### DATASET EXTRACT
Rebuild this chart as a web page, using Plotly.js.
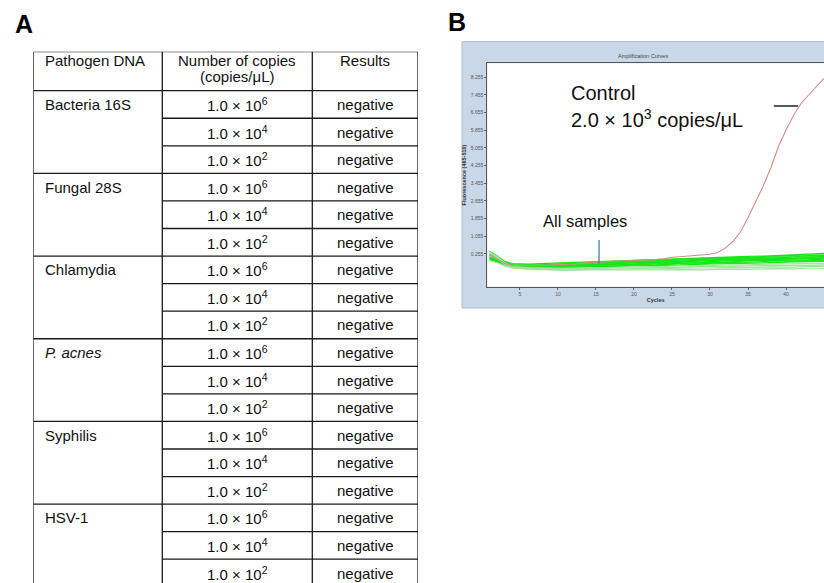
<!DOCTYPE html>
<html><head><meta charset="utf-8">
<script src="https://cdn.plot.ly/plotly-3.0.1.min.js"></script>
<style>html,body{margin:0;padding:0;background:#fff}#chart{width:824px;height:583px}</style>
</head><body><div id="chart"></div>
<script>
// ---------------- Panel A data ----------------
const tableHeaders = ['Pathogen DNA', 'Number of copies', '(copies/μL)', 'Results'];
const pathogens = ['Bacteria 16S', 'Fungal 28S', 'Chlamydia', '<i>P. acnes</i>', 'Syphilis', 'HSV-1'];
const copyLevels = ['1.0 × 10<sup>6</sup>', '1.0 × 10<sup>4</sup>', '1.0 × 10<sup>2</sup>'];
const results = ['negative','negative','negative','negative','negative','negative',
                 'negative','negative','negative','negative','negative','negative',
                 'negative','negative','negative','negative','negative','negative'];

// ---------------- Panel B data ----------------
const cycles = [1,2,3,4,5,6,7,8,9,10,11,12,13,14,15,16,17,18,19,20,21,22,23,24,25,26,27,28,29,30,
                31,32,33,34,35,36,37,38,39,40,41,42,43,44,45];
const control = [0.22,0.02,-0.18,-0.27,-0.28,-0.28,-0.27,-0.26,-0.25,-0.24,-0.22,-0.20,-0.17,-0.14,-0.12,
                 -0.10,-0.08,-0.06,-0.05,-0.04,-0.02,-0.01,0.01,0.04,0.11,0.13,0.16,0.18,0.20,0.24,
                 0.32,0.52,0.82,1.25,1.90,2.58,3.33,4.15,5.12,5.87,6.54,7.08,7.45,7.85,8.21];
const sampleCycles = [1,2,3,4,6,8,11,14,17,20,23,26,29,32,35,38,41,43,45];
const samples = [
  [0.38,0.18,-0.08,-0.18,-0.20,-0.17,-0.15,-0.10,-0.07,-0.03,0.01,0.03,0.08,0.10,0.15,0.17,0.23,0.24,0.28],
  [0.30,0.12,-0.12,-0.22,-0.24,-0.23,-0.18,-0.15,-0.10,-0.06,-0.04,0.02,0.04,0.09,0.10,0.16,0.17,0.21,0.22],
  [0.25,0.08,-0.15,-0.25,-0.27,-0.24,-0.22,-0.17,-0.14,-0.09,-0.07,-0.02,0.01,0.06,0.07,0.12,0.13,0.18,0.18],
  [0.20,0.05,-0.17,-0.27,-0.29,-0.29,-0.24,-0.22,-0.16,-0.14,-0.08,-0.07,-0.01,0.01,0.06,0.07,0.11,0.12,0.14],
  [0.15,0.02,-0.19,-0.28,-0.30,-0.28,-0.27,-0.22,-0.20,-0.14,-0.13,-0.07,-0.06,0.00,0.01,0.06,0.06,0.10,0.11],
  [0.12,0.00,-0.20,-0.30,-0.31,-0.32,-0.27,-0.26,-0.20,-0.19,-0.13,-0.12,-0.06,-0.05,0.00,0.01,0.05,0.05,0.08],
  [0.10,-0.02,-0.22,-0.31,-0.33,-0.31,-0.31,-0.26,-0.25,-0.19,-0.18,-0.12,-0.11,-0.06,-0.05,0.00,0.01,0.04,0.05],
  [0.06,-0.05,-0.24,-0.32,-0.34,-0.35,-0.31,-0.30,-0.25,-0.24,-0.19,-0.17,-0.12,-0.11,-0.06,-0.05,-0.01,-0.01,0.02],
  [0.02,-0.08,-0.25,-0.34,-0.35,-0.34,-0.35,-0.31,-0.30,-0.25,-0.24,-0.19,-0.18,-0.13,-0.12,-0.07,-0.07,-0.03,-0.03],
  [0.00,-0.10,-0.27,-0.35,-0.37,-0.38,-0.35,-0.35,-0.31,-0.30,-0.26,-0.25,-0.20,-0.19,-0.15,-0.14,-0.10,-0.10,-0.08],
  [0.36,0.15,-0.15,-0.30,-0.36,-0.37,-0.39,-0.36,-0.36,-0.32,-0.32,-0.28,-0.28,-0.24,-0.24,-0.20,-0.20,-0.17,-0.17],
  [0.28,0.10,-0.18,-0.33,-0.38,-0.42,-0.40,-0.41,-0.38,-0.38,-0.35,-0.35,-0.31,-0.32,-0.28,-0.28,-0.25,-0.26,-0.24],
  [0.18,0.04,-0.22,-0.36,-0.41,-0.43,-0.46,-0.43,-0.44,-0.41,-0.42,-0.39,-0.39,-0.36,-0.36,-0.33,-0.34,-0.31,-0.31],
  [-0.05,-0.14,-0.28,-0.38,-0.43,-0.46,-0.49,-0.47,-0.48,-0.46,-0.47,-0.45,-0.46,-0.43,-0.44,-0.41,-0.42,-0.39,-0.39]
];
const sampleTone = ['bright','bright','bright','bright','bright','bright','bright','bright','bright','bright',
                    'pale','pale','pale','pale'];
const yTickVals = [0.255,1.055,1.855,2.655,3.455,4.255,5.055,5.855,6.655,7.455,8.255];
const yTickText = ['0.255','1.055','1.855','2.655','3.455','4.255','5.055','5.855','6.655','7.455','8.255'];
const xTickVals = [5,10,15,20,25,30,35,40,45];
const controlPointer = {x: [38.4, 41.6], y: [6.96, 6.96]};
const samplesPointer = {x: [15.4, 15.4], y: [0.89, -0.17]};
const controlLabel = ['Control', '2.0 × 10<sup>3</sup> copies/μL'];
const samplesLabel = 'All samples';

// ---------------- Layout geometry ----------------
const W = 824, H = 583;
const px = v => v / W, py = v => 1 - v / H;
const FONT = 'Liberation Sans, Arial, sans-serif';

const tblLeft = 33.3, tblRight = 418, tblTop = 51.7;
const colEdges = [0, 129, 279, tblRight - tblLeft];
const headH = 39, rowH = 27.56;
const tblBottomRange = H - tblTop;

const shapes = [];
const annotations = [];
const lineStyle = {color: '#1a1a1a', width: 1.3};
const cellFont = {family:FONT, size:15, color:'#111'};

shapes.push({type:'line', xref:'x2', yref:'y2', x0:colEdges[0], x1:colEdges[3], y0:0, y1:0, line:lineStyle});
shapes.push({type:'line', xref:'x2', yref:'y2', x0:colEdges[0], x1:colEdges[3], y0:headH, y1:headH, line:lineStyle});
colEdges.forEach(c => shapes.push({type:'line', xref:'x2', yref:'y2', x0:c, x1:c, y0:0, y1:tblBottomRange, line:lineStyle}));
for (let i = 1; i < results.length; i++) {
  const y = headH + i * rowH;
  const full = (i % copyLevels.length === 0);
  shapes.push({type:'line', xref:'x2', yref:'y2', x0: full ? colEdges[0] : colEdges[1], x1: colEdges[3], y0:y, y1:y, line:lineStyle});
}
const colCenters = [ (colEdges[1]+colEdges[2])/2, (colEdges[2]+colEdges[3])/2 ];
annotations.push({xref:'x2', yref:'y2', x:9.7, y:8.5, xanchor:'left', yanchor:'middle', showarrow:false,
  text: tableHeaders[0], font:cellFont});
annotations.push({xref:'x2', yref:'y2', x:colCenters[0], y:8.5, xanchor:'center', yanchor:'middle', showarrow:false,
  text: tableHeaders[1], font:cellFont});
annotations.push({xref:'x2', yref:'y2', x:colCenters[0], y:24.5, xanchor:'center', yanchor:'middle', showarrow:false,
  text: tableHeaders[2], font:cellFont});
annotations.push({xref:'x2', yref:'y2', x:colCenters[1], y:8.5, xanchor:'center', yanchor:'middle', showarrow:false,
  text: tableHeaders[3], font:cellFont});
for (let i = 0; i < results.length; i++) {
  const yc = headH + (i + 0.5) * rowH;
  const g = Math.floor(i / copyLevels.length), k = i % copyLevels.length;
  if (k === 0) annotations.push({xref:'x2', yref:'y2', x:9.7, y:yc, xanchor:'left', yanchor:'middle', showarrow:false,
      text: pathogens[g], font:cellFont});
  annotations.push({xref:'x2', yref:'y2', x:colCenters[0], y:yc, xanchor:'center', yanchor:'middle', showarrow:false,
      text: copyLevels[k], font:cellFont});
  annotations.push({xref:'x2', yref:'y2', x:colCenters[1], y:yc, xanchor:'center', yanchor:'middle', showarrow:false,
      text: results[i], font:cellFont});
}

shapes.push({type:'rect', xref:'paper', yref:'paper', x0:px(462), x1:1.02, y0:py(308), y1:py(41.7),
  fillcolor:'#c9d8e9', line:{color:'#a9bdd3', width:1}, layer:'below'});
shapes.push({type:'rect', xref:'paper', yref:'paper', x0:px(487.3), x1:1, y0:py(286.7), y1:py(63.3),
  fillcolor:'#ffffff', line:{width:0}, layer:'below'});

annotations.push({xref:'paper', yref:'paper', x:px(13), y:py(24), xanchor:'left', yanchor:'middle', showarrow:false,
  text:'<b>A</b>', font:{family:FONT, size:25, color:'#000'}});
annotations.push({xref:'paper', yref:'paper', x:px(446), y:py(22), xanchor:'left', yanchor:'middle', showarrow:false,
  text:'<b>B</b>', font:{family:FONT, size:25, color:'#000'}});
annotations.push({xref:'paper', yref:'paper', x:px(643), y:py(56.5), xanchor:'center', yanchor:'middle', showarrow:false,
  text:'Amplification Curves', font:{family:FONT, size:5.5, color:'#444'}});
annotations.push({xref:'x', yref:'y', x:11.5, y:7.55, xanchor:'left', yanchor:'middle', showarrow:false,
  text: controlLabel[0], font:{family:FONT, size:20, color:'#111'}});
annotations.push({xref:'x', yref:'y', x:11.5, y:6.37, xanchor:'left', yanchor:'middle', showarrow:false,
  text: controlLabel[1], font:{family:FONT, size:20, color:'#111'}});
annotations.push({xref:'x', yref:'y', x:7.8, y:1.75, xanchor:'left', yanchor:'middle', showarrow:false,
  text: samplesLabel, font:{family:FONT, size:16.5, color:'#111'}});

const traces = [];
samples.forEach((s, i) => traces.push({
  type:'scatter', mode:'lines', x: sampleCycles, y: s, xaxis:'x', yaxis:'y',
  line:{color: sampleTone[i] === 'bright' ? '#17e617' : '#9fe39f', width:1.2},
  hoverinfo:'skip', showlegend:false
}));
traces.push({type:'scatter', mode:'lines', x: cycles, y: control, xaxis:'x', yaxis:'y',
  line:{color:'#d38b8b', width:1.1}, hoverinfo:'skip', showlegend:false});
traces.push({type:'scatter', mode:'lines', x: controlPointer.x, y: controlPointer.y, xaxis:'x', yaxis:'y',
  line:{color:'#222', width:1.5}, hoverinfo:'skip', showlegend:false, cliponaxis:false});
traces.push({type:'scatter', mode:'lines', x: samplesPointer.x, y: samplesPointer.y, xaxis:'x', yaxis:'y',
  line:{color:'#4d74b5', width:1.3}, hoverinfo:'skip', showlegend:false});
traces.push({type:'scatter', mode:'markers', x:[0], y:[0], xaxis:'x2', yaxis:'y2',
  marker:{opacity:0}, hoverinfo:'skip', showlegend:false});

const hiddenAxis = {showgrid:false, zeroline:false, showticklabels:false, ticks:'', showline:false, fixedrange:true};

const layout = {
  width: W, height: H,
  margin: {l:0, r:0, t:0, b:0, pad:0},
  paper_bgcolor:'#ffffff', plot_bgcolor:'#ffffff',
  showlegend:false,
  font:{family:FONT},
  xaxis: {
    domain:[px(487.3), 1], range:[0.7, 45.0], anchor:'y',
    tickvals: xTickVals, ticks:'outside', ticklen:2, tickcolor:'#666',
    tickfont:{family:FONT, size:5, color:'#555'},
    showline:true, linecolor:'#555', linewidth:1, mirror:true,
    showgrid:false, zeroline:false, fixedrange:true,
    title:{text:'<b>Cycles</b>', font:{family:FONT, size:5.5, color:'#333'}, standoff:2}
  },
  yaxis: {
    domain:[py(286.7), py(63.3)], range:[-1.226, 8.889], anchor:'x',
    tickvals: yTickVals, ticktext: yTickText, ticks:'outside', ticklen:2, tickcolor:'#666',
    tickfont:{family:FONT, size:5, color:'#555'},
    showline:true, linecolor:'#555', linewidth:1,
    showgrid:false, zeroline:false, fixedrange:true,
    title:{text:'<b>Fluorescence (465-510)</b>', font:{family:FONT, size:5.5, color:'#333'}, standoff:3}
  },
  xaxis2: Object.assign({domain:[px(tblLeft), px(tblRight)], range:[0, colEdges[3]], anchor:'y2'}, hiddenAxis),
  yaxis2: Object.assign({domain:[0, py(tblTop)], range:[tblBottomRange, 0], anchor:'x2'}, hiddenAxis),
  shapes: shapes,
  annotations: annotations
};

Plotly.newPlot('chart', traces, layout, {displayModeBar:false, staticPlot:true});
</script>
</body></html>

### SET PROBLEM
Say how many lines in the listing above include "chart". Give nothing but the number.

### SOLVED PROBLEM
4